寺脇研「今週のイチ推し!」安くて美味しい店を網羅!旅のガイドブックに最適だ

 誰しも一度や二度は、「駅そば」のお世話になっているのではないだろうか。

 ところが最近、都市部ではホーム上の店が姿を消す傾向にあり、地方では独特の味を誇った老舗の閉店があちこちで取り沙汰され、「駅そば」絶滅危惧種説まで流れる有様だ。

 しかし、「駅そば」をこよなく愛し、訪ねた店舗は3000軒以上という著者は「昔ながらの光景は変わっていくとしても、代わりに新しい形態が生まれてきている」と真っ向から反論する。

 その典型として、JR上野駅の「セルフ駅そば」が取り上げられている。無人営業だから、昨今の人手不足は関係ない。調理マシンを使い、冷凍そばを急速解凍する新しい仕組みだそうだ。肝心の味は、有人店舗と比べても大きな遜色がない、と著者が保証してくれる。運営上の改善点はいくつかあるにせよ、未来の「駅そば」の可能性を予見させる動きだろう。

 一方、鉄道利用者が減少一途の地域では、駅舎に併設のカルチャープラザ内で、地元の母親たちが運営する北海道室蘭本線栗山駅「マミーズショップ」、栃木県内の東武線足利市駅近くで復活した「おやまのきそば」、新潟駅に復活した「やなぎ庵」‥‥さまざまな手法での「駅そば」存続劇が興味深い。

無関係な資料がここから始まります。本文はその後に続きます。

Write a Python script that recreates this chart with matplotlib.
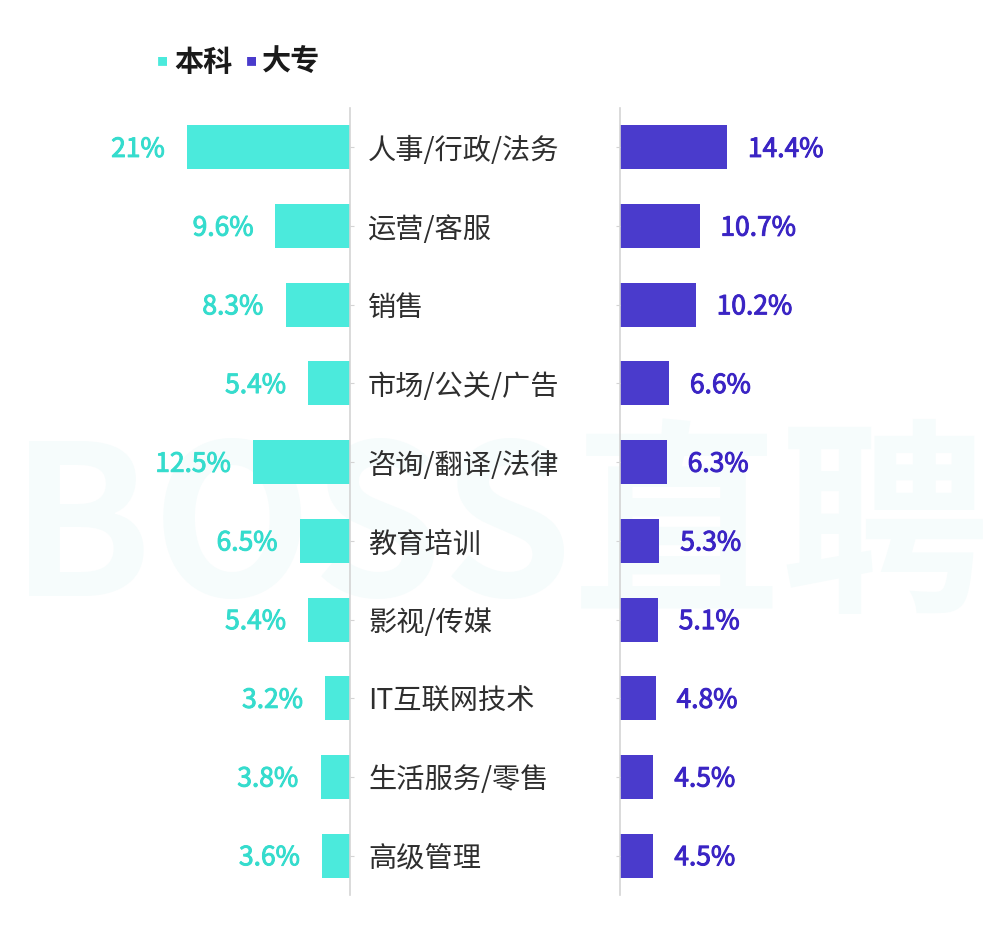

 もちろん、巻頭カラーグラビアをはじめ、美味しそうな個性派そばの写真と店の紹介が、ふんだんに用意されているので、今度あの近辺へ行く時には立ち寄ってみようと思わせる。

 著者流の「駅そば」定義だと、「駅の構内、売店、そうでなければ、駅から徒歩5分以内で商う簡便性を高めたそば店」になるのだが、本書に登場するのは徒歩1分以内だそうなので、気軽に足を運べるだろう。

 扱われるのは「駅そば」にとどまらない。旅が多様化する中、バスターミナルにある「BTそば」、空港ターミナルの「空そば」、フェリー乗り場の「海そば」と多士済々だ。厳密にそばだけに限るのでなく、うどん、沖縄そばまで範囲を広げてくれるのもうれしい。要するに、旅に付随する、安くて美味しい店を網羅したガイドブックとしても役に立つこと請け合いだ。巻末には、エリア別に整理された店舗一覧まで付いている。

 牛丼、カレー、焼き肉、回転寿司と、大手資本の画一的なファストフード系チェーン店が全国隅々まで行き渡る中、鉄道、バス、飛行機、船の旅にまつわる小さな店たちは健在で、同時に、その土地固有の麺類文化を保ち続けてくれているのだ。これも、わたしたちの国のすばらしい食文化と誇っていいのではないか。

「駅そば」2杯分くらいの値段で、日本中の安くて魅力的な味の数々を披露してくれる、実にお得なグルメ本だ。

《「「駅そば」から広がるそば巡り 鉄道・バス・飛行機・船へ乗る前に、至極の一杯を」鈴木弘毅・著/1100円(交通新聞社新書)》

寺脇研(てらわき・けん)52年福岡県生まれ。映画評論家、京都芸術大学客員教授。東大法学部卒。75年文部省入省。職業教育課長、広島県教育長、大臣官房審議官などを経て06年退官。「ロマンポルノの時代」「昭和アイドル映画の時代」、共著で「これからの日本、これからの教育」「この国の『公共』はどこへゆく」「教育鼎談 子どもたちの未来のために」など著書多数。